At the time of the 2021 Nepal census, Kaski District had a population of 600,051. 6.20% of the population is under 5 years of age. It has a literacy rate of 87.73% and a sex ratio of 1049 females per 1000 males. 513,504 (85.58%) lived in municipalities.

Khas people make up 60% of the population, of which Brahmins are the largest ethnicity. Khas Dalits are 17% of the population. Hill Janjatis are 33% of the population, mainly Gurung and Magar. Newars are 4% of the population, and foreigners (mainly in Pokhara city) are 1% of the population.

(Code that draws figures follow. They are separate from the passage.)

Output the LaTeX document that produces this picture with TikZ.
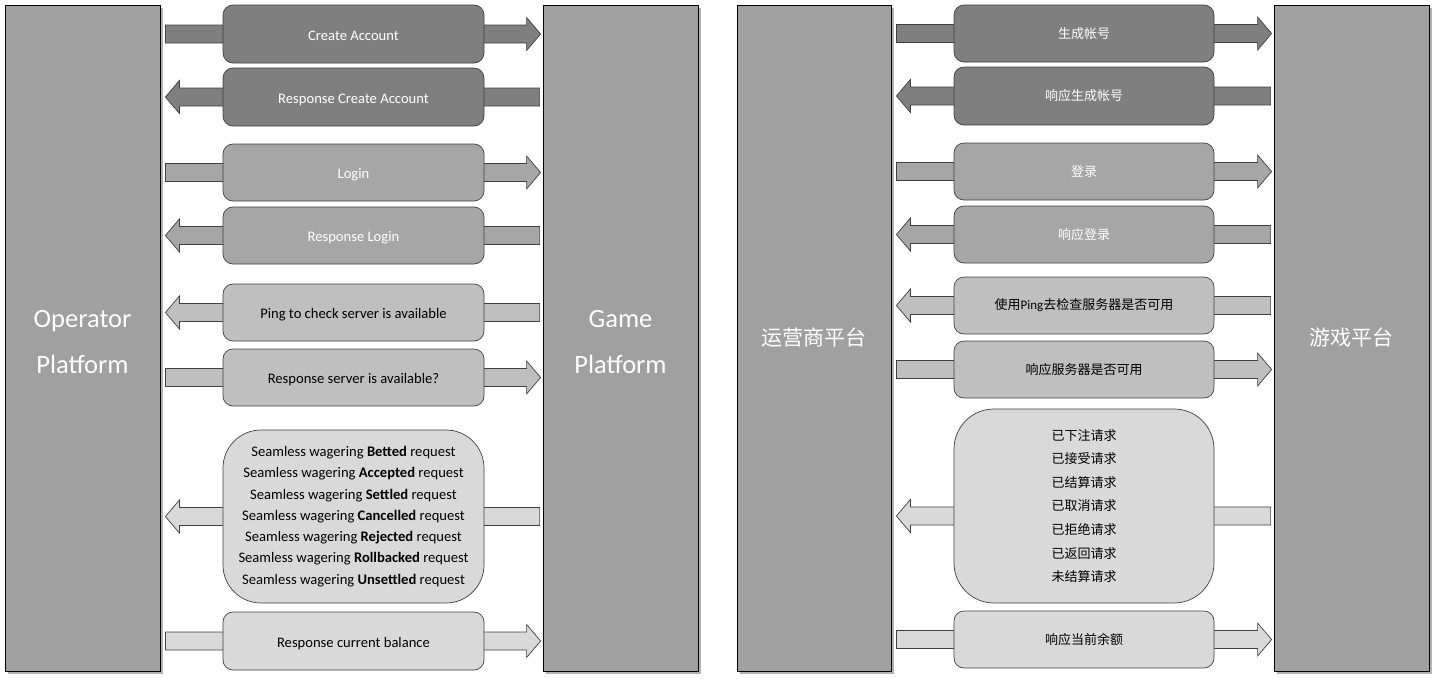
\documentclass[tikz,border=0pt]{standalone}
\usepackage{fontspec}
\setmainfont{Carlito}
\newfontfamily\cjk{Noto Sans CJK SC}
\usetikzlibrary{calc,shadows,backgrounds}
\definecolor{pillarc}{HTML}{A0A0A0}
\definecolor{cdark}{HTML}{7F7F7F}
\definecolor{cmid}{HTML}{A6A6A6}
\definecolor{clight}{HTML}{BFBFBF}
\definecolor{cpale}{HTML}{D9D9D9}
\definecolor{edgec}{HTML}{404040}
\newcommand{\arrR}[4]{%
  \path (#1 -| #2.east) coordinate (p1) (#1 -| #3.west) coordinate (p2);
  \draw[arr, fill=#4] ([shift={(5,-9)}]p1) -- ([shift={(-16,-9)}]p2) -- ([shift={(-16,-16.5)}]p2)
    -- ([shift={(-2,0)}]p2) -- ([shift={(-16,16.5)}]p2) -- ([shift={(-16,9)}]p2)
    -- ([shift={(5,9)}]p1) -- cycle;}
\newcommand{\arrL}[4]{%
  \path (#1 -| #2.east) coordinate (p1) (#1 -| #3.west) coordinate (p2);
  \draw[arr, fill=#4] ([shift={(5,0)}]p1) -- ([shift={(19,-16.5)}]p1) -- ([shift={(19,-9)}]p1)
    -- ([shift={(-3,-9)}]p2) -- ([shift={(-3,9)}]p2) -- ([shift={(19,9)}]p1)
    -- ([shift={(19,16.5)}]p1) -- cycle;}
\begin{document}
\begin{tikzpicture}[x=1pt,y=-1pt,
  pillar/.style={draw=black, fill=pillarc, line width=0.8pt, inner sep=0pt,
    minimum height=666pt, text=white, align=center,
    drop shadow={shadow xshift=3pt, shadow yshift=-3pt, fill=black!30, opacity=1}},
  box/.style={draw=edgec, line width=0.7pt, rounded corners=10pt, inner sep=0pt,
    align=center, font=\fontsize{14.6}{17}\selectfont},
  one/.style={text height=13pt, text depth=1pt},
  arr/.style={draw=edgec, line width=0.7pt},
  ptext/.style={font=\fontsize{26.5}{46}\selectfont},
  ctext/.style={font=\cjk\fontsize{13}{16}\selectfont}]
\useasboundingbox (0,0) rectangle (1435,678);
% pillars
\node[pillar, ptext, minimum width=155pt] (op) at (82.5,338) {\rule{0pt}{26pt}Operator\\Platform};
\node[pillar, ptext, minimum width=155pt] (gp) at (620.5,338) {\rule{0pt}{26pt}Game\\Platform};
\node[pillar, font=\cjk\fontsize{21}{24}\selectfont, minimum width=154pt] (opc) at (814,338) {运营商平台};
\node[pillar, font=\cjk\fontsize{21}{24}\selectfont, minimum width=155pt] (gpc) at (1351.5,338) {游戏平台};
% left boxes
\node[box, one, fill=cdark, text=white, minimum width=261pt, minimum height=58pt] (b1) at (353.5,34) {Create Account};
\node[box, one, fill=cdark, text=white, minimum width=261pt, minimum height=58pt] (b2) at (353.5,97) {Response Create Account};
\node[box, one, fill=cmid, text=white, minimum width=261pt, minimum height=57pt] (b3) at (353.5,172.5) {Login};
\node[box, one, fill=cmid, text=white, minimum width=261pt, minimum height=57pt] (b4) at (353.5,235.5) {Response Login};
\node[box, one, fill=clight, minimum width=261pt, minimum height=57pt] (b5) at (353.5,312.5) {Ping to check server is available};
\node[box, one, fill=clight, minimum width=261pt, minimum height=57pt] (b6) at (353.5,377.5) {Response server is available?};
\node[box, fill=cpale, rounded corners=38pt, minimum width=261pt, minimum height=173pt,
  font=\fontsize{14.6}{21.3}\selectfont] (b7) at (353.5,516.5) {Seamless wagering \textbf{Betted} request\\
  Seamless wagering \textbf{Accepted} request\\
  Seamless wagering \textbf{Settled} request\\
  Seamless wagering \textbf{Cancelled} request\\
  Seamless wagering \textbf{Rejected} request\\
  Seamless wagering \textbf{Rollbacked} request\\
  Seamless wagering \textbf{Unsettled} request};
\node[box, one, fill=cpale, minimum width=261pt, minimum height=58pt] (b8) at (353.5,641) {Response current balance};
% right boxes
\node[box, ctext, fill=cdark, text=white, minimum width=260pt, minimum height=57pt] (c1) at (1084,33.5) {生成帐号};
\node[box, ctext, fill=cdark, text=white, minimum width=260pt, minimum height=58pt] (c2) at (1084,96) {响应生成帐号};
\node[box, ctext, fill=cmid, text=white, minimum width=260pt, minimum height=57pt] (c3) at (1084,171.5) {登录};
\node[box, ctext, fill=cmid, text=white, minimum width=260pt, minimum height=57pt] (c4) at (1084,234.5) {响应登录};
\node[box, ctext, fill=clight, minimum width=260pt, minimum height=57pt] (c5) at (1084,305.5) {使用{\fontspec{Carlito}Ping}去检查服务器是否可用};
\node[box, ctext, fill=clight, minimum width=260pt, minimum height=57pt] (c6) at (1084,369.5) {响应服务器是否可用};
\node[box, fill=cpale, rounded corners=40pt, minimum width=260pt, minimum height=194pt,
  font=\cjk\fontsize{13}{23.6}\selectfont] (c7) at (1084,506) {已下注请求\\已接受请求\\已结算请求\\已取消请求\\已拒绝请求\\已返回请求\\未结算请求};
\node[box, ctext, fill=cpale, minimum width=260pt, minimum height=57pt] (c8) at (1084,639.5) {响应当前余额};
\coordinate (c7a) at ($(c7.center)+(0,10)$);
% arrows
\begin{scope}[on background layer]
\arrR{b1}{op}{gp}{cdark}
\arrL{b2}{op}{gp}{cdark}
\arrR{b3}{op}{gp}{cmid}
\arrL{b4}{op}{gp}{cmid}
\arrL{b5}{op}{gp}{clight}
\arrR{b6}{op}{gp}{clight}
\arrL{b7}{op}{gp}{cpale}
\arrR{b8}{op}{gp}{cpale}
\arrR{c1}{opc}{gpc}{cdark}
\arrL{c2}{opc}{gpc}{cdark}
\arrR{c3}{opc}{gpc}{cmid}
\arrL{c4}{opc}{gpc}{cmid}
\arrL{c5}{opc}{gpc}{clight}
\arrR{c6}{opc}{gpc}{clight}
\arrL{c7a}{opc}{gpc}{cpale}
\arrR{c8}{opc}{gpc}{cpale}
\end{scope}
\end{tikzpicture}
\end{document}
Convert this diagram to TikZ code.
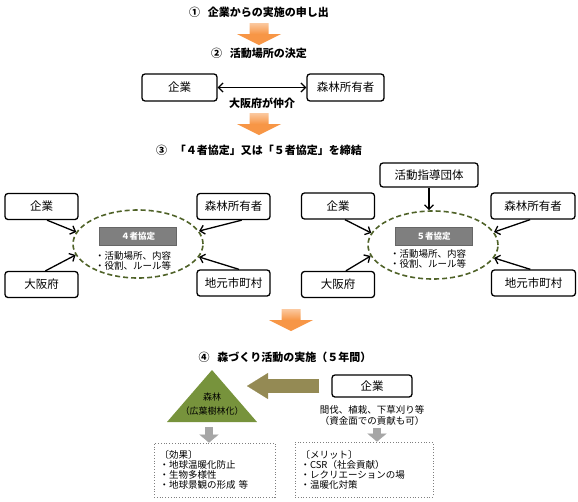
\documentclass[tikz,border=0pt]{standalone}
\usepackage{fontspec}
\setmainfont{Noto Sans CJK JP}
\usetikzlibrary{arrows.meta,shapes.geometric}
\definecolor{arroworange}{HTML}{F79646}
\definecolor{arrowlight}{HTML}{FBC9A0}
\definecolor{olivedark}{HTML}{4F6228}
\definecolor{forestgreen}{HTML}{77933C}
\definecolor{olivebrown}{HTML}{948A54}
\definecolor{labelgray}{HTML}{7F7F7F}
\definecolor{arrowgray}{HTML}{A6A6A6}

\begin{document}
\begin{tikzpicture}[x=1pt, y=-1pt,
    box/.style={draw, line width=1.3pt, rounded corners=3pt, minimum width=73pt, minimum height=26pt, inner sep=1pt, font=\fontsize{11.5}{13}\selectfont},
    heading/.style={font=\bfseries\fontsize{11}{13}\selectfont},
    pact/.style={ellipse, draw=olivedark, line width=1.6pt, dash pattern=on 5pt off 3pt, minimum width=130pt, minimum height=68pt},
    pactlabel/.style={fill=labelgray, draw=black!60, text=white, font=\bfseries\fontsize{8.5}{9}\selectfont, minimum width=77pt, minimum height=18pt, inner sep=0pt},
    pactnote/.style={align=left, font=\fontsize{9.5}{10.5}\selectfont},
    arr/.style={-{Straight Barb[length=4.5pt,width=9pt]}, line width=1.3pt},
    dblarr/.style={{Straight Barb[length=4.5pt,width=9pt]}-{Straight Barb[length=4.5pt,width=9pt]}, line width=1.3pt},
    oarrow/.style={draw=olivebrown, line width=14pt, -{Triangle[length=21pt,width=26pt,line width=0.1pt]}},
    garrow/.style={draw=arrowgray, line width=8pt, -{Triangle[length=8pt,width=19pt,line width=0.1pt]}},
    dotbox/.style={draw=labelgray, dotted, line width=0.8pt, align=left, inner xsep=5pt, font=\fontsize{9.5}{10}\selectfont}]
    \useasboundingbox (0,0) rectangle (578,501);

    \foreach \ax/\ay in {259/23, 259/113, 291/309}
      \shade[top color=arrowlight, bottom color=arroworange, middle color=arroworange]
        (\ax-9.5,\ay) -- (\ax+9.5,\ay) -- (\ax+9.5,\ay+11) -- (\ax+22,\ay+11)
        -- (\ax,\ay+22) -- (\ax-22,\ay+11) -- (\ax-9.5,\ay+11) -- cycle;

    \draw
    (259, 12) node[heading](step1){①\hspace{0.7em}企業からの実施の申し出}
    (259, 53) node[heading](step2){②\hspace{0.7em}活動場所の決定}
    (179.5, 87.5) node[box, minimum width=75pt, minimum height=27pt](kigyoA){企業}
    (345.5, 87.5) node[box, minimum width=77pt, minimum height=27pt](shinrinA){森林所有者}
    (259, 150) node[heading](step3){③\hspace{0.7em}「４者協定」又は「５者協定」を締結}
    (285, 357) node[heading](step4){④\hspace{0.7em}森づくり活動の実施（５年間）};

    \draw
    (41.5, 206.5) node[box](kigyoL){企業}
    (233.5, 206.5) node[box](shinrinL){森林所有者}
    (41.5, 284.5) node[box](osakaL){大阪府}
    (233.5, 283) node[box](jimotoL){地元市町村}
    (138, 244) node[pact](pact4){}
    (138, 236) node[pactlabel](label4){４者協定}
    (133, 261) node[pactnote](note4){・活動場所、内容\\・役割、ルール等};

    \draw
    (429, 175) node[box, minimum width=98pt, minimum height=24pt](dantai){活動指導団体}
    (338, 206) node[box](kigyoR){企業}
    (533, 206) node[box, minimum width=84pt](shinrinR){森林所有者}
    (338, 284.5) node[box](osakaR){大阪府}
    (533.5, 283) node[box, minimum width=84pt](jimotoR){地元市町村}
    (433, 245) node[pact](pact5){}
    (433.5, 236) node[pactlabel](label5){５者協定}
    (428, 259) node[pactnote](note5){・活動場所、内容\\・役割、ルール等};

    \fill[forestgreen] (212, 370) -- (257, 422) -- (167, 422) -- cycle;
    \draw
    (212, 404) node[align=center, font=\fontsize{9}{14}\selectfont](mori){森林\\（広葉樹林化）}
    (372, 386) node[box, minimum width=80pt, minimum height=22pt](kigyoD){企業}
    (372, 415.5) node[align=center, font=\fontsize{9.5}{11}\selectfont](kanbatsu){間伐、植栽、下草刈り等\\（資金面での貢献も可）}
    (214.5, 470) node[dotbox, minimum width=121pt, minimum height=54pt, text width=110pt](kouka){〔効果〕\\・地球温暖化防止\\・生物多様性\\・地球景観の形成\ 等}
    (364, 469.5) node[dotbox, minimum width=138pt, minimum height=55pt, text width=127pt](merit){〔メリット〕\\・CSR（社会貢献）\\・レクリエーションの場\\・温暖化対策};
    \coordinate (triBase) at (209, 427);
    \coordinate (fundBase) at (377, 428);

    \draw[dblarr] (kigyoA) -- node[below=6pt, heading]{大阪府が仲介} (shinrinA);

    \draw[arr] (kigyoL.-68) -- (pact4.169);
    \draw[arr] (shinrinL.-59) -- (pact4.12);
    \draw[arr] (osakaL.74) -- (pact4.190);
    \draw[arr] (jimotoL.68) -- (pact4.-12);

    \draw[arr] (dantai) -- (dantai |- pact5.north);
    \draw[arr] (kigyoR.-63) -- (pact5.169);
    \draw[arr] (shinrinR.-102) -- (pact5.12);
    \draw[arr] (osakaR.60) -- (pact5.190);
    \draw[arr] (jimotoR.103) -- (pact5.-12);

    \draw[oarrow, shorten <=12pt, shorten >=35pt] (kigyoD) -- (kigyoD -| mori);
    \draw[garrow] (triBase) -- (triBase |- kouka.north);
    \draw[garrow] (fundBase) -- (fundBase |- merit.north);

  \end{tikzpicture}
\end{document}
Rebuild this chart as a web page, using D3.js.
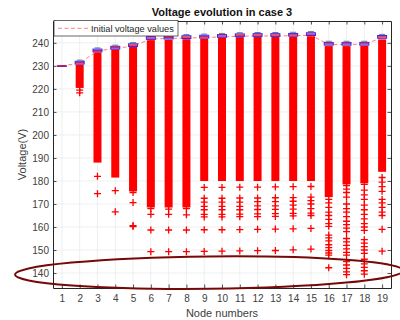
<!DOCTYPE html>
<html lang="en">
  <head>
    <meta charset="utf-8" />
    <title>Voltage evolution in case 3</title>
    <style>
      body { margin: 0; background: #fff; }
      svg { display: block; font-family: "Liberation Sans", Arial, sans-serif; }
    </style>
  </head>
  <body>
    <div id="graph-display"></div>

    <script src="https://d3js.org/d3.v7.min.js"></script>
    <script>
      // node numbers on the x axis
      const nodes = [1, 2, 3, 4, 5, 6, 7, 8, 9, 10, 11, 12, 13, 14, 15, 16, 17, 18, 19];
      const yTicks = [140, 150, 160, 170, 180, 190, 200, 210, 220, 230, 240];

      // dashed reference line
      const initialV = [230, 231.2, 236.5, 237.6, 238.6, 241.7, 241.9, 242.1, 242.3, 242.6, 242.9, 243.0, 243.0, 243.1, 243.3, 239.3, 239.3, 239.4, 242.2];

      // boxes (they are tiny, everything is squeezed near the top)
      const medianV = [230, 231.4, 236.7, 237.9, 239.0, 242.1, 242.3, 242.5, 242.7, 243.0, 243.3, 243.4, 243.4, 243.5, 243.8, 239.6, 239.6, 239.6, 242.6];
      const q1V = [230, 230.8, 236.1, 237.3, 238.4, 241.5, 241.7, 241.9, 242.1, 242.4, 242.7, 242.8, 242.8, 242.9, 243.2, 239.0, 239.0, 239.0, 242.0];
      const q3V = [230, 232.0, 237.3, 238.5, 239.6, 242.7, 242.9, 243.1, 243.3, 243.6, 243.9, 244.0, 244.0, 244.1, 244.4, 240.2, 240.2, 240.2, 243.2];
      const capV = [230, 232.5, 237.8, 239.0, 240.1, 243.2, 243.4, 243.6, 243.8, 244.1, 244.4, 244.5, 244.5, 244.6, 244.9, 240.7, 240.7, 240.7, 243.7];

      // outliers so packed that they read as one solid column: [top, bottom]
      const denseTop = [null, 230.6, 235.9, 237.2, 238.2, 241.2, 241.4, 241.6, 241.9, 242.2, 242.5, 242.6, 242.6, 242.7, 242.9, 238.6, 238.6, 238.7, 241.5];
      const denseBottom = [null, 222, 189.5, 183, 177, 170, 170, 170, 181.5, 181.5, 181.5, 181.5, 181.5, 181.5, 181.5, 174.5, 180, 180.5, 185.5];

      // single outliers below the solid part
      const outliers = [
        [],
        [220.8, 219.5, 218.3],
        [182, 174.5],
        [175.8, 166.6],
        [175, 170.6, 160.6, 160.2],
        [168, 165.5, 158.7, 149.3],
        [167.8, 165.5, 158.7, 149.3],
        [168, 165.3, 158.7, 149.3],
        [177.2, 172.5, 170.8, 169, 167.5, 165.5, 164.4, 158.8, 149.4],
        [177.2, 172.5, 170.8, 169, 167.5, 165.5, 164.4, 158.8, 149.5],
        [177.3, 172.6, 170.8, 169, 167.5, 165.6, 164.5, 158.9, 149.6],
        [177.3, 172.6, 171, 169.2, 167.6, 165.7, 164.5, 159, 149.7],
        [177.4, 172.7, 171, 169.2, 167.7, 165.8, 164.6, 159.1, 149.8],
        [177.5, 172.8, 171.2, 169.5, 167.8, 165.9, 164.8, 159.2, 150.1],
        [177.6, 173, 171.5, 170, 168, 166, 165, 159.4, 150.4],
        [172, 170.5, 168.5, 166.5, 165, 163.3, 161.5, 160.3, 156.5, 155.3, 154, 152.3, 151, 149.8, 148.7, 147.8, 142.3],
        [178, 176.5, 175, 173, 170, 168, 166.5, 164.5, 162.5, 161, 159.5, 158, 155, 153.5, 152, 150.5, 149, 147.8, 145, 143.5, 142, 140.5, 139.3],
        [178.5, 176, 174, 172, 169.5, 167.5, 165.5, 163.5, 161.5, 160, 158.5, 154.5, 153, 151.5, 150, 148.5, 146, 144, 142.5, 141, 139.5],
        [181.5, 179.5, 177.5, 175.5, 172, 170.5, 168.5, 166.5, 165, 159, 149.5]
      ];

      const initGraph = (width = 400, height = 320) => {
        const left = 53, right = 391, top = 21, bottom = 288;
        const axisColor = "#262626";

        const xScale = d3.scaleLinear().domain([0.5, 19.5]).range([left, right]);
        const yScale = d3.scaleLinear().domain([133.5, 249.5]).range([bottom, top]);

        const svg = d3
          .select("#graph-display")
          .append("svg")
          .attr("width", width)
          .attr("height", height);

        // grid
        const grid = svg.append("g").attr("stroke", "#e9ecec").attr("stroke-width", 0.8);
        grid.selectAll(".gx").data(nodes).enter().append("line")
          .attr("x1", (d) => xScale(d)).attr("x2", (d) => xScale(d))
          .attr("y1", top).attr("y2", bottom);
        grid.selectAll(".gy").data(yTicks).enter().append("line")
          .attr("y1", (d) => yScale(d)).attr("y2", (d) => yScale(d))
          .attr("x1", left).attr("x2", right);

        // dense outlier columns
        svg.append("g").selectAll("rect")
          .data(nodes.filter((n, i) => denseTop[i] !== null))
          .enter().append("rect")
          .attr("x", (d) => xScale(d) - 4)
          .attr("width", 8)
          .attr("y", (d) => yScale(denseTop[d - 1]))
          .attr("height", (d) => yScale(denseBottom[d - 1]) - yScale(denseTop[d - 1]) + 3.5)
          .attr("fill", "#ff0000");

        // single outliers as + markers
        const pts = [];
        nodes.forEach((n, i) => outliers[i].forEach((v) => pts.push([n, v])));
        svg.append("g").selectAll("path")
          .data(pts)
          .enter().append("path")
          .attr("transform", (d) => `translate(${xScale(d[0])},${yScale(d[1])})`)
          .attr("d", "M-3.5,0H3.5M0,-3.5V3.5")
          .attr("stroke", "#ff0000")
          .attr("stroke-width", 1.3)
          .attr("fill", "none");

        // initial values dashed line
        const line = d3.line().x((d, i) => xScale(nodes[i])).y((d) => yScale(d));
        svg.append("path")
          .datum(initialV)
          .attr("d", line)
          .attr("fill", "none")
          .attr("stroke", "#ff7070")
          .attr("stroke-width", 0.9)
          .attr("stroke-dasharray", "4,2.5");

        // boxes
        const boxes = svg.append("g");
        boxes.selectAll(".cap").data(nodes).enter().append("line")
          .attr("x1", (d) => xScale(d) - 3).attr("x2", (d) => xScale(d) + 3)
          .attr("y1", (d) => yScale(capV[d - 1])).attr("y2", (d) => yScale(capV[d - 1]))
          .attr("stroke", "#555").attr("stroke-width", 0.8);
        boxes.selectAll(".box").data(nodes).enter().append("rect")
          .attr("x", (d) => xScale(d) - 4.5)
          .attr("width", 9)
          .attr("y", (d) => yScale(q3V[d - 1]))
          .attr("height", (d) => Math.max(0.5, yScale(q1V[d - 1]) - yScale(q3V[d - 1])))
          .attr("fill", "#d9b3ff")
          .attr("stroke", "#2a2aff")
          .attr("stroke-width", 1);
        boxes.selectAll(".med").data(nodes).enter().append("line")
          .attr("x1", (d) => xScale(d) - 4.5).attr("x2", (d) => xScale(d) + 4.5)
          .attr("y1", (d) => yScale(medianV[d - 1])).attr("y2", (d) => yScale(medianV[d - 1]))
          .attr("stroke", "#ff0000").attr("stroke-width", 1);

        // axes, ticks pointing inward like matlab
        const styleAxis = (g) => {
          g.selectAll(".domain").attr("stroke", axisColor).attr("stroke-width", 1);
          g.selectAll(".tick line").attr("stroke", axisColor).attr("stroke-width", 0.8);
          g.selectAll("text").attr("fill", "#404040").style("font-size", "10px")
            .style("font-family", '"Liberation Sans", Arial, sans-serif');
        };
        svg.append("g").attr("transform", `translate(0,${bottom})`)
          .call(d3.axisBottom(xScale).tickValues(nodes).tickSizeInner(-3.5).tickSizeOuter(0).tickPadding(7))
          .call(styleAxis);
        svg.append("g").attr("transform", `translate(${left},0)`)
          .call(d3.axisLeft(yScale).tickValues(yTicks).tickSizeInner(-3.5).tickSizeOuter(0).tickPadding(4))
          .call(styleAxis);
        svg.append("g").attr("transform", `translate(0,${top})`)
          .call(d3.axisTop(xScale).tickValues(nodes).tickSizeInner(-3.5).tickSizeOuter(0).tickFormat(""))
          .call(styleAxis);
        svg.append("g").attr("transform", `translate(${right},0)`)
          .call(d3.axisRight(yScale).tickValues(yTicks).tickSizeInner(-3.5).tickSizeOuter(0).tickFormat(""))
          .call(styleAxis);

        // labels
        svg.append("text")
          .attr("x", (left + right) / 2).attr("y", 16)
          .attr("text-anchor", "middle")
          .style("font-size", "11px").style("font-weight", "bold").attr("fill", "#111")
          .text("Voltage evolution in case 3");
        svg.append("text")
          .attr("x", (left + right) / 2).attr("y", 317)
          .attr("text-anchor", "middle")
          .style("font-size", "11px").attr("fill", "#404040")
          .text("Node numbers");
        svg.append("text")
          .attr("transform", `translate(26,${(top + bottom) / 2}) rotate(-90)`)
          .attr("text-anchor", "middle")
          .style("font-size", "11px").attr("fill", "#404040")
          .text("Voltage(V)");

        // legend
        const legend = svg.append("g");
        legend.append("rect")
          .attr("x", 54).attr("y", 20.5).attr("width", 124).attr("height", 15.5)
          .attr("fill", "#fff").attr("stroke", axisColor).attr("stroke-width", 0.7);
        legend.append("line")
          .attr("x1", 58).attr("x2", 88).attr("y1", 28.3).attr("y2", 28.3)
          .attr("stroke", "#ff7070").attr("stroke-width", 0.9).attr("stroke-dasharray", "4,2.5");
        legend.append("text")
          .attr("x", 91).attr("y", 31.6)
          .style("font-size", "9.2px").attr("fill", "#262626")
          .text("Initial voltage values");

        // highlight ellipse around the lowest values
        svg.append("ellipse")
          .attr("cx", 209).attr("cy", 272.6).attr("rx", 194).attr("ry", 16.2)
          .attr("transform", "rotate(-0.6,209,272.6)")
          .attr("fill", "none")
          .attr("stroke", "#760808")
          .attr("stroke-width", 2);
      };

      window.addEventListener("DOMContentLoaded", function () {
        initGraph(400, 320);
      });
    </script>
  </body>
</html>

At the time of the 2021 census, 77.67% of the population spoke Nepali, 11.14% Gurung, 3.92% Magar, 1.91% Nepal Bhasha and 1.50% Tamang as their first language. In 2011, 78.5% of the population spoke Nepali as their first language.

==Administration==
The district consists of one metropolitan city and four rural municipalities. These are as follows:
- Pokhara Metropolitan City
- Annapurna Rural Municipality
- Machhapuchchhre Rural Municipality
- Madi Rural Municipality
- Rupa Rural Municipality

=== Former Municipalities and Village Development Committees ===

- Arba Vijaya
- Armala (Nghola)
- Begnas
- Bhachok
- Bhadaure Tamagi
- Bhalam
- Bharat Pokhari
- Chapakot
- Dangsing (T'uhsi)
- Deurali
- Dhampus (Toh'mle)
- Dhikur Pokhari
- Dhital
- Ghachok (Kazo)
- Ghandruk (Koh'da)
- Hansapur
- Hemja
- Kahun
- Kalika
- Kaskikot (Kas-khi ko'i)
- Kristinachnechaur
- Lahachok (LaZo)
- Lamachaur, Pokhara
- Lekhnath Municipality
- Lumle (Lhu'le)
- Lwangghale (Lahwaa-Kahli)
- Machhapuchchhre (Kata'shu)
- Majhthana
- Mala
- Mauja (Mhuja)
- Mijuredanda
- Namarjung (Namju)
- Nirmalpokhari
- Parche (Paje)
- Pokhara Metropolitan City
- Pumdibhumdi
- Puranchaur
- Rakhi
- Ribhan (R'hamay)
- Rupakot (Rup ko'i)
- Saimarang
- Salyan
- Sarangkot
- Sardikhola
- Shisuwa
- Siddha
- Sildujure
- Thumakodada (also known as Tarkang)
- Thumki

The Village Development Committee (VDC) was dissolved on 10 March 2017 to be replaced by the Gaunpalika. So, there are no VDCs in this current time.